Data For Development


image source: http://research.kraeutli.com/

This is an older post originally written for the International Agriculture Colloquium - a student organization at the University of Wisconsin-Madison.

I’ve been thinking a bit about data. In agricultural development, much like nearly anything else, data-driven approaches are gaining increasing traction and are becoming essential prerequisites for funding and project success at nearly any scale. This being said, there are multiple significant challenges that sidecar our burgeoning capacity for generating and analyzing data. Today I’d like to talk about three of them.

How do we catalogue data?

As we know, working in international agriculture more often than not means that you are functioning in a complex nexus of multiple disciplines – social sciences, global health, agricultural sciences (of which there are many), economics, policy and sustainability science, to name but a few. The scientific community is finally beginning to acknowledge the importance of synergistic approaches to problem solving instead of, or in addition to, targeted interventions in an isolated arena. However, using data to direct, course-correct and evaluate multi-disciplinary projects is challenging because it requires integration of disparate data types that often don’t play nice with each other.

If they weren’t before, this is where things get really un-sexy.

A major logistical hurdle to successfully combining disparate data streams lies in the current lack of widely used, integrated metadata standards. It seems like there are simultaneously hundreds of metadata standards that have been developed to suit various purposes, but not the correct standards available because nobody seems to be able to use them in a way that meets the needs of the broader scientific and regulatory community, at least in reference to global food security projects. When researchers get a grant, they don’t want to be burdened by unnecessarily comprehensive metadata requirements, which is understandable. But we need to agree upon a way to make different types of geospatial, biogeochemical, genetic, meteorological and demographic data centralized, persistent, consistently tagged and easy to reference.

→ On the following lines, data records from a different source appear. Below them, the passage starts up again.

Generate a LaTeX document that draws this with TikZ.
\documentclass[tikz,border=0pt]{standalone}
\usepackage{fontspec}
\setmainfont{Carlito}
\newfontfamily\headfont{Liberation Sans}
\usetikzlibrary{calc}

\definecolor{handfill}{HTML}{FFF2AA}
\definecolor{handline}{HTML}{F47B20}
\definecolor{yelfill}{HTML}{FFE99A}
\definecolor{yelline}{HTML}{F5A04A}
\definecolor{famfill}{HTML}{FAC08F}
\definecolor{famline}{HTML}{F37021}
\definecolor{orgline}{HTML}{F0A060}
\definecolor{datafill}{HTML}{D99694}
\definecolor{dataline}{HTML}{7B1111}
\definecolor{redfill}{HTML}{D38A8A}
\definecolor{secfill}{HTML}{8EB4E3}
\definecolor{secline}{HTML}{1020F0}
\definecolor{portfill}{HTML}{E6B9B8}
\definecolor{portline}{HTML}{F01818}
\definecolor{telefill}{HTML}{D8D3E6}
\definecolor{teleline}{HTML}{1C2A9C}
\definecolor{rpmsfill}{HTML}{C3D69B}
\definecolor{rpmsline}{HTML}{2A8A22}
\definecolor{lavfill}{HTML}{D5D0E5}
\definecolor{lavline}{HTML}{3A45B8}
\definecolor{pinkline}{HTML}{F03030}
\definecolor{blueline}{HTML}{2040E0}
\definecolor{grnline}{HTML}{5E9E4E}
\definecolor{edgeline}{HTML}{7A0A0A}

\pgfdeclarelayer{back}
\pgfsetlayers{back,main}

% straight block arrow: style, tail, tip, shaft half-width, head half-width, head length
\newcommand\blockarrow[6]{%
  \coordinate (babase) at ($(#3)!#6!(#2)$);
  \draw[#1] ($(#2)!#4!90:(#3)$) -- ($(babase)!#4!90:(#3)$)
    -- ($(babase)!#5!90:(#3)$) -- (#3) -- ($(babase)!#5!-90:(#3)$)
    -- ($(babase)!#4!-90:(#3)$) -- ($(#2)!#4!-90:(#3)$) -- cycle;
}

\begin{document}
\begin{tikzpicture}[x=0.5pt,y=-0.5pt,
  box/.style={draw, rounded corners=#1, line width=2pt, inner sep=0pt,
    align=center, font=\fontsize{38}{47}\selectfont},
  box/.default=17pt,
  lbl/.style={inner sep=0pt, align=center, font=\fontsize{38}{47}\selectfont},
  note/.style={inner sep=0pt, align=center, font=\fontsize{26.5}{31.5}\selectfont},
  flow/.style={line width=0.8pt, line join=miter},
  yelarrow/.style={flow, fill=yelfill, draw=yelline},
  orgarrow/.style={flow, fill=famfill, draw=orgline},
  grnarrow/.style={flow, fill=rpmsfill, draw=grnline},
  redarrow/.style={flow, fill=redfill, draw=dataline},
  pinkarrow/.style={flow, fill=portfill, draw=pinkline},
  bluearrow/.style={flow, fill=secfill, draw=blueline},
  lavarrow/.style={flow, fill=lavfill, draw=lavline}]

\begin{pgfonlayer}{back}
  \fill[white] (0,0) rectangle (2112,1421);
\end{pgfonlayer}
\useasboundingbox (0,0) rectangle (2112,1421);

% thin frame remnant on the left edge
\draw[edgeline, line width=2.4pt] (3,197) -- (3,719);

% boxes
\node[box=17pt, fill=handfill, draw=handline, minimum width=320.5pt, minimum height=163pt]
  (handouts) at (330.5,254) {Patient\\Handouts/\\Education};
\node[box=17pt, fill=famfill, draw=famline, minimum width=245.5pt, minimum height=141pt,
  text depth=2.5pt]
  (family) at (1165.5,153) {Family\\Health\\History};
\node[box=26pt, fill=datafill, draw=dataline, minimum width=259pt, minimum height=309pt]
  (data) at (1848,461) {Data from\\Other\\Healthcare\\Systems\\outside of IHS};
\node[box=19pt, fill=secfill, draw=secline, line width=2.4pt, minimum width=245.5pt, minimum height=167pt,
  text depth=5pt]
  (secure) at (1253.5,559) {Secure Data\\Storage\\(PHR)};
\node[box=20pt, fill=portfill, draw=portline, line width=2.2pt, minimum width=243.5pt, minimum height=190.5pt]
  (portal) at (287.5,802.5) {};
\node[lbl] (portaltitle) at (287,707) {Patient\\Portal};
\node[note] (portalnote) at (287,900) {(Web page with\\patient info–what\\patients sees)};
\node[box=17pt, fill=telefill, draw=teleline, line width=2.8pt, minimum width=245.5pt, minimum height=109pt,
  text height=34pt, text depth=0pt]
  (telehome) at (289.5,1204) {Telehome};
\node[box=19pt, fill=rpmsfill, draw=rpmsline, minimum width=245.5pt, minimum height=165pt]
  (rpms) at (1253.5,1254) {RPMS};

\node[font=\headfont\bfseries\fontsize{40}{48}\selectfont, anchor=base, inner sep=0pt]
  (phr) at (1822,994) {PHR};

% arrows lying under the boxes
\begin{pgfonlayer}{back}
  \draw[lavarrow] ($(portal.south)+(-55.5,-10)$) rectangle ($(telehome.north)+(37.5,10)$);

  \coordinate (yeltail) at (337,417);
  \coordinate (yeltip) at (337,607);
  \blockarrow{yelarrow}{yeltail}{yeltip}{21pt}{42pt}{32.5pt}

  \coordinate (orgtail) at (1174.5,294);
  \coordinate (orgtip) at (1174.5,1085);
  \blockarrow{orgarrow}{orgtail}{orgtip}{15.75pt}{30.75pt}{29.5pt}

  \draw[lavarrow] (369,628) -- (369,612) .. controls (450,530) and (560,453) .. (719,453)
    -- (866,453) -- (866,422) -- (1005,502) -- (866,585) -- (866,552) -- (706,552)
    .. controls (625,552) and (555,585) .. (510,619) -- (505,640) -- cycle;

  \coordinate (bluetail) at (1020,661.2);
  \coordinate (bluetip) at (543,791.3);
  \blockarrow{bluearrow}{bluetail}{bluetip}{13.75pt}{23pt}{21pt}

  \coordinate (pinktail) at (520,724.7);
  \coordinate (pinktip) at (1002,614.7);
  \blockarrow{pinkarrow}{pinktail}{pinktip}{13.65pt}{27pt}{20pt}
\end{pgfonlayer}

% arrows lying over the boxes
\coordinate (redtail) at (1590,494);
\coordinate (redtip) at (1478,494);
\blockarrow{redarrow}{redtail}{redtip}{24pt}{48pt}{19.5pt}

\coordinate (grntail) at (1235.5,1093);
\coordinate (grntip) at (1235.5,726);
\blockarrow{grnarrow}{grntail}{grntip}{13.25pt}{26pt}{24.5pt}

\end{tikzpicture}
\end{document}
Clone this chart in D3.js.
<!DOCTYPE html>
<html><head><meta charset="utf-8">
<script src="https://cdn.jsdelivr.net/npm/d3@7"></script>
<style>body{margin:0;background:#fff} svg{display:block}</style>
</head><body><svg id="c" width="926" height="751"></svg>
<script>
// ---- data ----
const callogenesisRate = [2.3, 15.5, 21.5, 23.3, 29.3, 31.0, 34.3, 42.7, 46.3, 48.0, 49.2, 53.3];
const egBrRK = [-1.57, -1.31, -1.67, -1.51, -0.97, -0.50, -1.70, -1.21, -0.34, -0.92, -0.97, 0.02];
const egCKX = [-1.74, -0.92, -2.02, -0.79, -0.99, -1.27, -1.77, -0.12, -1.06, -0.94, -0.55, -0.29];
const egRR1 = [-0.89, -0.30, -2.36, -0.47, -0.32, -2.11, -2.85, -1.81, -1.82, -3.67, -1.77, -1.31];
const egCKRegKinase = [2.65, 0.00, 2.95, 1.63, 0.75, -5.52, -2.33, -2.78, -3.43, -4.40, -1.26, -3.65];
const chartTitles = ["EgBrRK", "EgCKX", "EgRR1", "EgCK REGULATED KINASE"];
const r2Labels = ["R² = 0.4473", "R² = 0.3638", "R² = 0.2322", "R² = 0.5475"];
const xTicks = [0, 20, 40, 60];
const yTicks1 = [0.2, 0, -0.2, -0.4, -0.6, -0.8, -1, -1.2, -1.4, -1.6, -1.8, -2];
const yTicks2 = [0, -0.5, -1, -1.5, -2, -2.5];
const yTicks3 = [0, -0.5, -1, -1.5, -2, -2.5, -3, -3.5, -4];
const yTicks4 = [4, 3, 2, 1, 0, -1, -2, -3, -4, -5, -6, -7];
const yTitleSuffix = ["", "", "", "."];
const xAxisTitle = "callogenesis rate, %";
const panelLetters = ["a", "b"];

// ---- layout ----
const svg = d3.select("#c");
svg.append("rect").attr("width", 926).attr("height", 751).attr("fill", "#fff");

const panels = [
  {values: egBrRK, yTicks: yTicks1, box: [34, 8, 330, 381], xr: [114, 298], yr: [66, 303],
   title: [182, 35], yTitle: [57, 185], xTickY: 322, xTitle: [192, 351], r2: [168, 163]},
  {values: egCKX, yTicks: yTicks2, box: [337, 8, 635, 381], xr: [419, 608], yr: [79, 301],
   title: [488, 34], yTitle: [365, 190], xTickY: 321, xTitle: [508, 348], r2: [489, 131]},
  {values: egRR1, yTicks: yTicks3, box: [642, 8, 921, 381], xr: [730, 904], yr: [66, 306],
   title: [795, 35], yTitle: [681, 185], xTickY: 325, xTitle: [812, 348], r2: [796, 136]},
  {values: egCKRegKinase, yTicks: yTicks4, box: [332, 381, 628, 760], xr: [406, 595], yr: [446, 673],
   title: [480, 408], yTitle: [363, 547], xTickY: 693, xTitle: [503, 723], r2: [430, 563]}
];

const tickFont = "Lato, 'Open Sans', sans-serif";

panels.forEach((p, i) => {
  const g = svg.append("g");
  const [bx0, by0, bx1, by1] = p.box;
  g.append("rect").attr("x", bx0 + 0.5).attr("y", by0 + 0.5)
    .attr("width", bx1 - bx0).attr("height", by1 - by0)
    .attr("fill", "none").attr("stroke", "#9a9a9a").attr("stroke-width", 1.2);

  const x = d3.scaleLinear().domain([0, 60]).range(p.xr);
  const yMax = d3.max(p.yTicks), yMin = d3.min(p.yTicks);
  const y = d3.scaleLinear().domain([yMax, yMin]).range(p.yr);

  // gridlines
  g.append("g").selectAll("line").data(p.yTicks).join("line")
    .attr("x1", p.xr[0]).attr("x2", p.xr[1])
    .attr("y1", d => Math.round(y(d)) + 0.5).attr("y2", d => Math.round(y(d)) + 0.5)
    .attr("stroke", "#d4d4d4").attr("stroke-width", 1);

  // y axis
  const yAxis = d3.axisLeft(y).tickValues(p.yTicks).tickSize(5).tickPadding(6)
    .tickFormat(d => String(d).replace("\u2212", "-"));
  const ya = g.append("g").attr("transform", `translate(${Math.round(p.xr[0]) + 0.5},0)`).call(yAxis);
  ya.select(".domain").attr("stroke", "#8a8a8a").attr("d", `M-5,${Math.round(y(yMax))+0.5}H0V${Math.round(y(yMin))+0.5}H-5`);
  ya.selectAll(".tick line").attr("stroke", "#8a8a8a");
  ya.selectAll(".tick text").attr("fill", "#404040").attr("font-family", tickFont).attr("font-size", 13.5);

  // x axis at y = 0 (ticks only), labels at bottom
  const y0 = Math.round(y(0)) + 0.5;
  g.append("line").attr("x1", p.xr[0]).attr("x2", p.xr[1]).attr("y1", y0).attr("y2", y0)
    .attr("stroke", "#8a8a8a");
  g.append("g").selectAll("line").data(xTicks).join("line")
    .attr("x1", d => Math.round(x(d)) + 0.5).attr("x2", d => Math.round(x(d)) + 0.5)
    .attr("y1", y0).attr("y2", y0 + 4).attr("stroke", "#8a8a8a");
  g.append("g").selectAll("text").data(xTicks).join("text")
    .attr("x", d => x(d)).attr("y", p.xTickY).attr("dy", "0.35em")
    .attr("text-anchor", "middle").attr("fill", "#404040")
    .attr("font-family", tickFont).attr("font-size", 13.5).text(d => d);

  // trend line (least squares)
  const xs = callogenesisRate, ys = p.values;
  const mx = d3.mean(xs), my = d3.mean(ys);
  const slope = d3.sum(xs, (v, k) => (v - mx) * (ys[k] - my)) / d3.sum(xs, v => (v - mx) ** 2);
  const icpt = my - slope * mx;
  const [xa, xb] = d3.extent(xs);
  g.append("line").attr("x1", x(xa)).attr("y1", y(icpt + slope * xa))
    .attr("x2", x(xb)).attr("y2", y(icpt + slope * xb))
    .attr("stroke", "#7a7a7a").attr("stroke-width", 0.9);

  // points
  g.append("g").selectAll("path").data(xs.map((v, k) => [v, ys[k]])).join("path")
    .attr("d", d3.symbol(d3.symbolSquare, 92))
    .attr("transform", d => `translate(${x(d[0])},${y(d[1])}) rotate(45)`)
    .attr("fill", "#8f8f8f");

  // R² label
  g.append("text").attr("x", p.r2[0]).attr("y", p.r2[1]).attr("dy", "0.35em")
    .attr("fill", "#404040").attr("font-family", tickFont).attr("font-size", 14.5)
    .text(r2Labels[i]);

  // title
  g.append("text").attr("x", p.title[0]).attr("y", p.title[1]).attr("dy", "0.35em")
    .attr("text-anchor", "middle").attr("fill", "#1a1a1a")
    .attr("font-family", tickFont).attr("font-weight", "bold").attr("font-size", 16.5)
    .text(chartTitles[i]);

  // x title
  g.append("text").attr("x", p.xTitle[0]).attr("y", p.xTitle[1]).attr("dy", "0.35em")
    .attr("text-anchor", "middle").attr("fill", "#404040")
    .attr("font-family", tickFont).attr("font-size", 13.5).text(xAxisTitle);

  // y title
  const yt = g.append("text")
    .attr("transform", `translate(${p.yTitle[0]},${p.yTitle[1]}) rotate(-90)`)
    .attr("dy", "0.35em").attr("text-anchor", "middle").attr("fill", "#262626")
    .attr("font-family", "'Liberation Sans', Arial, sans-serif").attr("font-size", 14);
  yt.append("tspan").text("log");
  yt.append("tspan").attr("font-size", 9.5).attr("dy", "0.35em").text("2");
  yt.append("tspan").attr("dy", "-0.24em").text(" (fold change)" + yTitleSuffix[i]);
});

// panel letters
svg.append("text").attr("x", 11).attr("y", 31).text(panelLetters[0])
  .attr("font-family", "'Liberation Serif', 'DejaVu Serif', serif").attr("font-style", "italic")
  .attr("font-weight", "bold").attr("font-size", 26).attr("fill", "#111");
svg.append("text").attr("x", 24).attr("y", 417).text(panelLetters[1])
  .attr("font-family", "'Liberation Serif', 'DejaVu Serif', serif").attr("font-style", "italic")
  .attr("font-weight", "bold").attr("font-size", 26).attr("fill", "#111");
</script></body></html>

One interesting thought on this front is the development of knowledge bases and ontologies, which utilize innovative data structures and relationships to improve searchability and utility of data far beyond the capacity of a traditional database. These knowledge bases or ontologies can then be referenced by integrated programs or models (called knowledge-based systems) that discover and manipulate emergent properties of the data by teasing apart relationships in the knowledge base. One of the more well known knowledge-based systems is an autonomous medical diagnostic tool developed at Stanford in the 1970s called Mycin. Artificial Intelligence researchers are at the forefront of this movement, and food security researchers and professionals should make a pointed effort to interface with the AI community to see how we can leverage their discoveries.

How do we create meaning?

This is a fundamental and age-old statistical challenge: how does a researcher utilize the data she has to extract accurate and actionable findings? I’m not a statistician so I have limited insights to offer here, sadly. However, I think it’s important to remind ourselves of the sensitivity of our conclusions to our statistical methods, and to work towards making our findings as robust and reproducible as possible.

The complexity of agricultural development means that projects will, by design, influence many variables simultaneously. (In fact, this happens in real life in most disciplines but many not be explicitly recognized). It is a big challenge to parse out the directionality of relationships between variables and to measure the effects that a project, shock or policy change might have on a community – particularly over short timescales.

As the statistician George Box quipped, “essentially, all models are wrong, but some are useful”. There is a tradeoff in model and framework complexity and applicability. Condensing data into reliable and actionable distillates is hard.

The indicator:model interface.

Building out our understanding of how agroecosystems are intertwined with social, environmental, and geopolitical outcomes requires the development of integrated models. There are fantastic models with a variety of scopes already under development by groups of very smart people (see AgMIP and GEOGLAM, for example). However, I think that advancing novel cross-sectoral models will face a challenge that I’m conceptualizing as the indicator:model interface.

Specifically, in an incredibly complex system or set of systems, how do you know what to measure and how to build your model?

There are certain relationships that are intuitive (as well as comprehensively documented), e.g. how socially-significant drought is induced by both rainfall deficits and the evaporation potential in a given agroecological zone. However, many relationships in an integrated ag-socio-environmental model would be much less clear.

The selection of indicators to measure, which then gather data used to classify and parameterize a model, requires a priori assumptions about what the model might look like. This puts the cart before the horse a bit, and requires an iterative correctional process to make sure that we are measuring the right stuff and actually discovering meaningful relationships that can be levied to improve lives.

The bottom line?

This stuff is complex. But we are learning from our mistakes and have greater awareness, humility and access to powerful technological tools than ever before. If we’re careful and collaborative, we can levy these strengths into transformative improvements at home and abroad.